Jorge González Camarena no fue un artista que se limitara a representar su tiempo: lo interrogó, lo reimaginó y lo propuso desde múltiples frentes. Fue muralista, sí, pero también escultor, ilustrador, pensador visual y compositor musical. Su trabajo no está marcado por un estilo estático, sino por una búsqueda constante que se movía entre lo ancestral y lo contemporáneo, entre lo nacional y lo universal. Con una ética del hacer profundamente comprometida con la educación y el arte público, Camarena fue parte de una generación que creyó en el poder de la imagen para transformar. Su legado no está solo en sus murales o pinturas, sino en la forma en que articuló una visión de mundo donde la belleza, el conocimiento y la justicia podían convivir.

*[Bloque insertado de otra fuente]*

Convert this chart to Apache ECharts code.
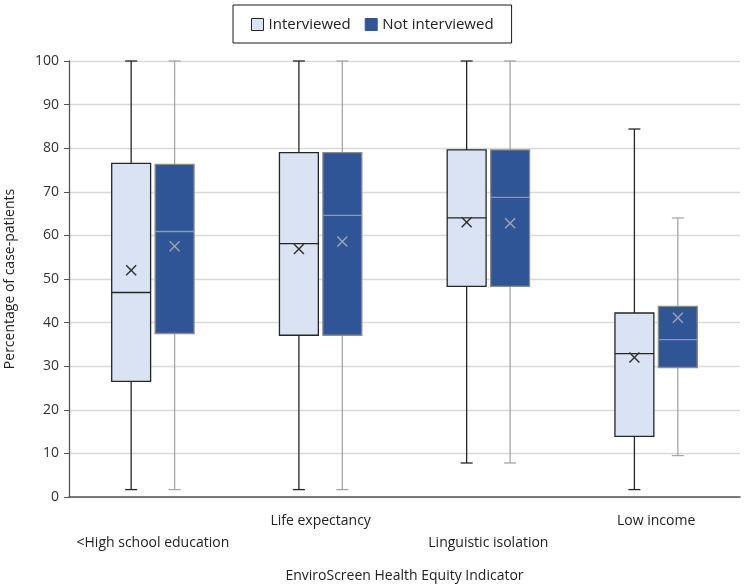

La visita a esta exposición fue también el cierre simbólico de nuestro curso de composición visual. Recorrer las salas de Bellas Artes permitió que las asistentes pudieran poner en práctica lo aprendido, observando directamente cómo la geometría, el ritmo, el uso del color y el equilibrio operan más allá de lo académico. En la obra de González Camarena, la composición no es un mero orden de elementos: es una herramienta de pensamiento, un puente entre lo sensible y lo inteligible. Las participantes pudieron experimentar, de primera mano, cómo una imagen bien construida no sólo se ve, se lee; y cómo la composición, lejos de ser una fórmula, es una forma de escuchar al mundo. Camarena es un caso ejemplar para estos fines, pues su famoso “cuadratismo” no es solo una técnica, sino una actitud estructural que organiza la visión para generar sentido.
Ahora bien, salí del museo con una pregunta. ¿Y su obra publicitaria? ¿Dónde quedó esa faceta que lo acercó a otro tipo de público, que supo traducir los ideales en imágenes para todos, que acompañó al México moderno desde las paredes hasta los envases? Esa ausencia no opaca la exposición, pero sí la vuelve parcial. Tal vez porque aún hoy se sigue subestimando el valor estético, simbólico y político de lo popular.
La utopía inacabada no es sólo el título de una exposición, sino un espejo de nuestro presente. Porque lo que González Camarena nos deja no es un legado cerrado, sino una invitación abierta: a mirar con otros ojos, a imaginar sin cinismo, a crear sin miedo. No se necesita ser experto en arte para sentirlo. Basta con entrar despacio, dejar que las imágenes respiren, y escucharlas. Ellas hablan. Nos susurran lo que alguna vez fuimos capaces de soñar.
Y quizá, sólo quizá, todavía lo somos.